Robert Nelson Hooper (May 30, 1922 – March 17, 1980) was a Canadian-born pitcher in Major League Baseball from 1950 to 1955. A native of Leamington, Ontario, Hooper attended Montclair State University in New Jersey and served in the United States Army Air Forces during World War II prior to his major-league career. As a player he threw and batted right-handed, stood 5'11" (180 cm) tall and weighed 195 pounds (88 kg).
Although he was originally signed by the New York Giants, Hooper came to the majors with the 1950 Philadelphia Athletics, and promptly won 15 games (losing only 10) for a last-place outfit that won only 52 games all year — Hooper thus accounting for 28.8 percent of all wins for the 1950 A's. In 1951, he won 12 of 22 decisions for a Philadelphia club that improved to 70 victories. Continuing his "against the grain" career, in 1952, with the A's putting up what would be their final over-.500 season in their Philadelphia history, Hooper won only eight games, losing 15. He was traded to the pennant-contending Cleveland Indians that December 19, and became strictly a relief pitcher, appearing in 43 games in 1953 and only 17 contests in 1954. He did not appear in the 1954 World Series, which Cleveland lost to the Giants in a four-game sweep. In his final season, Hooper appeared briefly with the 1955 Cincinnati Redlegs and lost his only two decisions. He finished his career with 40 victories, 41 defeats, 25 saves and an earned run average of 4.80.

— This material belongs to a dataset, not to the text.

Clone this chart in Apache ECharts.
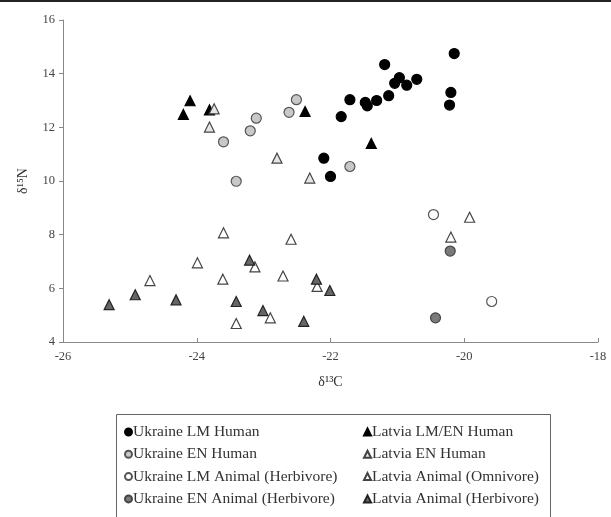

After he retired as a player, he joined the Baltimore Orioles, whose general manager and field manager, Paul Richards, tutored Hooper on the 1949 Buffalo Bisons of the AAA International League, where Hooper posted a 19–3 record and proved himself ready for the major leagues. Hooper managed Oriole farm teams in the low minors from 1957 to 1960. He was a scout for the New York Mets in the early 1960s, and became a physical education teacher in the New Brunswick, New Jersey, public schools, retiring in 1979. Bob Hooper died of a heart attack at age 57 the following year in New Brunswick.